Written exercise: Using the material below, print a verbatim copy of every line from the one containing "Emit a LaTeX" through the one containing "(11,1) rectangle (821,689.5);", inclusive, and omit the pictures.

Provided material:

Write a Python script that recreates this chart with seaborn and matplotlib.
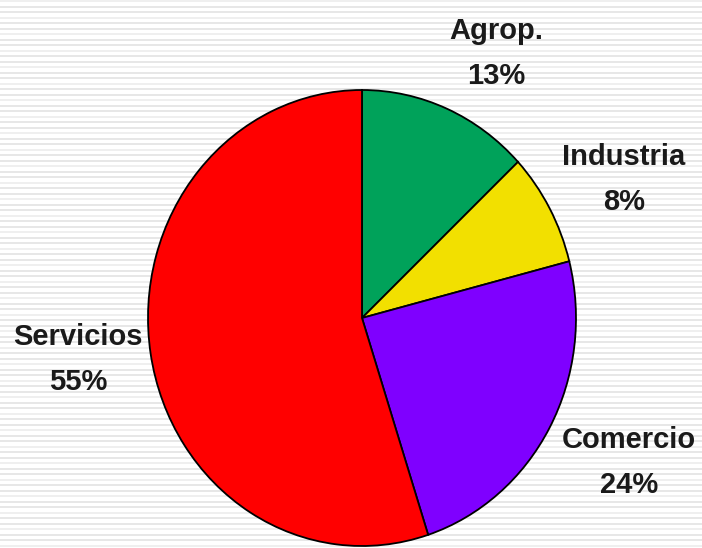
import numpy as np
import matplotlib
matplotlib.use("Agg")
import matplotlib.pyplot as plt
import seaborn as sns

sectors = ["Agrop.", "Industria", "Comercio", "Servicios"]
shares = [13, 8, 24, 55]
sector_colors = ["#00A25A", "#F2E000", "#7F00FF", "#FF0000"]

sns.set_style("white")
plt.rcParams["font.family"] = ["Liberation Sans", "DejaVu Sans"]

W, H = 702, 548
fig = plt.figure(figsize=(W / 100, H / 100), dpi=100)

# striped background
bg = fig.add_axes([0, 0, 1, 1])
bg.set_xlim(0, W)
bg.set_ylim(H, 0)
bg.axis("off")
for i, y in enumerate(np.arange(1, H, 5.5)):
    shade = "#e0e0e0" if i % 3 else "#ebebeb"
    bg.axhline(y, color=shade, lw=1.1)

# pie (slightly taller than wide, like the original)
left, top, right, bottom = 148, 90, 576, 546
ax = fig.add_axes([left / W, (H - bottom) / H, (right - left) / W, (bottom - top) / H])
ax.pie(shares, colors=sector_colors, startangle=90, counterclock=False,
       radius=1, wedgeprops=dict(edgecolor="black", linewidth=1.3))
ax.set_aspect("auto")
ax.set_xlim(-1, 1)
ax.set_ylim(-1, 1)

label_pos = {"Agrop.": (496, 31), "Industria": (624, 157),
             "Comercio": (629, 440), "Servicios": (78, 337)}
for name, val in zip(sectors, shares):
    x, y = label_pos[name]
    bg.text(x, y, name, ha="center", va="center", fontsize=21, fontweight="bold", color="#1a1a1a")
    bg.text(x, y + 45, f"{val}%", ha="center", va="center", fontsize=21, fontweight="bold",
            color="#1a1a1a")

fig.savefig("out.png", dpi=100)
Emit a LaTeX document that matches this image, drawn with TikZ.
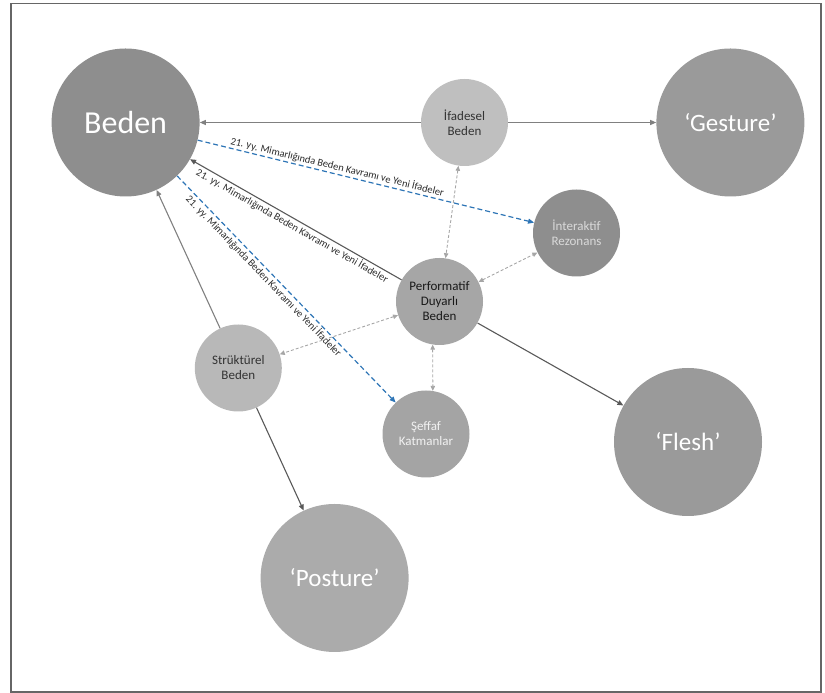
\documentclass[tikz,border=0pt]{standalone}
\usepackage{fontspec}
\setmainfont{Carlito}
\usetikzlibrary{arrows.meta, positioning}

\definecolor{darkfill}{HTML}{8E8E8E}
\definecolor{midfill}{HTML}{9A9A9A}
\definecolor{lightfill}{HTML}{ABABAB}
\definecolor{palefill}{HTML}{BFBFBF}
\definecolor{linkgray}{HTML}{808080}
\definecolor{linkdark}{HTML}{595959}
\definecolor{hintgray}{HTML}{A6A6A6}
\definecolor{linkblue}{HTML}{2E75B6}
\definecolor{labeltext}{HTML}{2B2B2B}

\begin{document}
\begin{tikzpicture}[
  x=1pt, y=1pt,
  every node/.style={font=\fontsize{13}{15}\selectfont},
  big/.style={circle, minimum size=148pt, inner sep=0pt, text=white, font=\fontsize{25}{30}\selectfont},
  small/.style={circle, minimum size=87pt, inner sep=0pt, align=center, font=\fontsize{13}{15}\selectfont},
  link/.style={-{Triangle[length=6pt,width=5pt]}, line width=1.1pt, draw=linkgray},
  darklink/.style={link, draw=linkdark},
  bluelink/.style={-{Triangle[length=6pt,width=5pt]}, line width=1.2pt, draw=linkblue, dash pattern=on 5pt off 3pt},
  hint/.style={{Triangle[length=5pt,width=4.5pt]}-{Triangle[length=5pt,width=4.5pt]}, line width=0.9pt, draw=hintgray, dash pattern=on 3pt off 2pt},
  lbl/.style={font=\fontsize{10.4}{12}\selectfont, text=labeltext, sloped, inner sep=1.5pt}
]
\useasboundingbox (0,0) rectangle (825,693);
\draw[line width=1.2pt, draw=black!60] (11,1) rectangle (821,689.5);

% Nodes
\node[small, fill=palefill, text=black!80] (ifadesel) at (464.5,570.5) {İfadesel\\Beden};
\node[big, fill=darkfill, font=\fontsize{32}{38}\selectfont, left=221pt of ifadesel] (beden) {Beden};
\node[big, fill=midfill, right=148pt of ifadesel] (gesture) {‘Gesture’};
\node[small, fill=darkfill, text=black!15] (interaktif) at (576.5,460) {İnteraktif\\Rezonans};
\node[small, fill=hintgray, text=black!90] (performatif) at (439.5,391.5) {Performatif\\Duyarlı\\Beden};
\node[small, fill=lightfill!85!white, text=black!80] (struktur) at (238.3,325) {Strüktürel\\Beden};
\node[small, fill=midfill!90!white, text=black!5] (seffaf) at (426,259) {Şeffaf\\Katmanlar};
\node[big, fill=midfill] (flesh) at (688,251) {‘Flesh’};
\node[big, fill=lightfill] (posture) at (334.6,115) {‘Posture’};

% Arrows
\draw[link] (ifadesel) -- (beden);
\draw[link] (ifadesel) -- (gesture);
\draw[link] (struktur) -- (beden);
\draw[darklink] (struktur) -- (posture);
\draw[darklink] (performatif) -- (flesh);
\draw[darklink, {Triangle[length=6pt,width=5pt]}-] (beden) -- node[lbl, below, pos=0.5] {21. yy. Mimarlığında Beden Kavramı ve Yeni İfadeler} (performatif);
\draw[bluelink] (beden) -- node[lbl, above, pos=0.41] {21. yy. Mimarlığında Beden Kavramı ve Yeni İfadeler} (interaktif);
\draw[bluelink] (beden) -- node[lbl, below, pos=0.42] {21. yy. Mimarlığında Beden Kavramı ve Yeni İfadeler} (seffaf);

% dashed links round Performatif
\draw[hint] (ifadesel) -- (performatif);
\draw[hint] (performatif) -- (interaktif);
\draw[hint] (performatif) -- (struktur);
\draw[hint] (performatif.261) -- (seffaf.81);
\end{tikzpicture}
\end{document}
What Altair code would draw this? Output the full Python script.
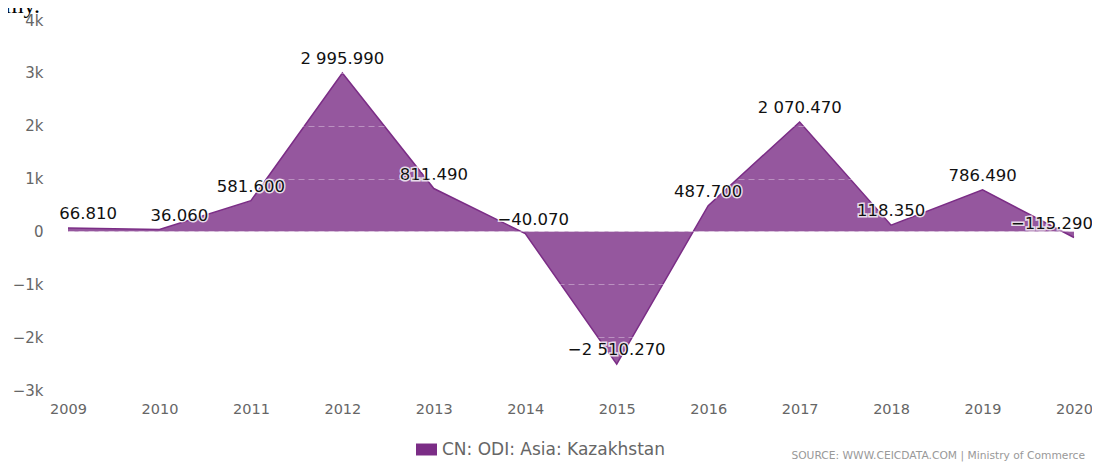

Reply to the exercise:
Emit a LaTeX document that matches this image, drawn with TikZ.
\documentclass[tikz,border=0pt]{standalone}
\usepackage{fontspec}
\setmainfont{Carlito}
\usetikzlibrary{arrows.meta, positioning}

\definecolor{darkfill}{HTML}{8E8E8E}
\definecolor{midfill}{HTML}{9A9A9A}
\definecolor{lightfill}{HTML}{ABABAB}
\definecolor{palefill}{HTML}{BFBFBF}
\definecolor{linkgray}{HTML}{808080}
\definecolor{linkdark}{HTML}{595959}
\definecolor{hintgray}{HTML}{A6A6A6}
\definecolor{linkblue}{HTML}{2E75B6}
\definecolor{labeltext}{HTML}{2B2B2B}

\begin{document}
\begin{tikzpicture}[
  x=1pt, y=1pt,
  every node/.style={font=\fontsize{13}{15}\selectfont},
  big/.style={circle, minimum size=148pt, inner sep=0pt, text=white, font=\fontsize{25}{30}\selectfont},
  small/.style={circle, minimum size=87pt, inner sep=0pt, align=center, font=\fontsize{13}{15}\selectfont},
  link/.style={-{Triangle[length=6pt,width=5pt]}, line width=1.1pt, draw=linkgray},
  darklink/.style={link, draw=linkdark},
  bluelink/.style={-{Triangle[length=6pt,width=5pt]}, line width=1.2pt, draw=linkblue, dash pattern=on 5pt off 3pt},
  hint/.style={{Triangle[length=5pt,width=4.5pt]}-{Triangle[length=5pt,width=4.5pt]}, line width=0.9pt, draw=hintgray, dash pattern=on 3pt off 2pt},
  lbl/.style={font=\fontsize{10.4}{12}\selectfont, text=labeltext, sloped, inner sep=1.5pt}
]
\useasboundingbox (0,0) rectangle (825,693);
\draw[line width=1.2pt, draw=black!60] (11,1) rectangle (821,689.5);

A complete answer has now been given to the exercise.